West London Girl

A divorce kit and a wedding invite

January
9

‘He could never see the point of marriage’

‘The good news is that I can get a divorce through Tesco for £65,’ my friend said after announcing her separation. ‘It has cost me £50 per date,’ another girlfriend said, referring to her only date since paying her subscription fee to eHarmony. It was still a better deal than the amount Plan B spent on two failed dates.

Plan B received a wedding invite from his friend: he was finally going to marry his girlfriend after a decade of togetherness. ‘I see she has finally twisted his arm,’ Plan B said. ‘He could never see the point of marriage.’
‘Perhaps that’s because he’s dull and unromantic,’ I replied. Perhaps wanting to protect his trust fund has something to do with his lack of eagerness, too.

Plan B admired his friend’s entrepreneurship though: he is making money from hiring out the marquee he bought in plenty of time for his summer wedding. I joked that Hot Danish would have me organise press trips for our honeymoon. When I relayed that to HD he responded with rather too much enthusiasm.

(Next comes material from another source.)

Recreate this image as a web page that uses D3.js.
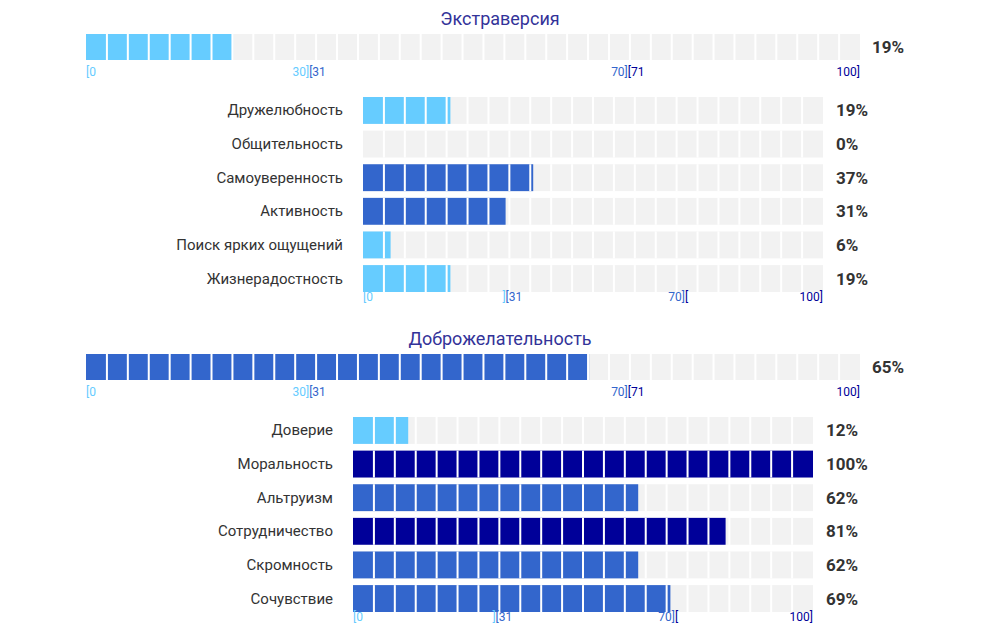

Natasha, who is working on a temporary project since her previous contract ran out (she jokes that her salary has decreased annually since 2010), was given a middle-aged manager’s login details. His passwords were ‘teddybear’ and ‘honeymoon.’ He keeps pictures of his summer 2012 honeymoon on his desk and talks animatedly about his wedding, regaling colleagues with highlights of the best man speech whenever he gets the chance. He is on his second marriage: perhaps proof that all that’s really important is to love… Even if we make fools of ourselves.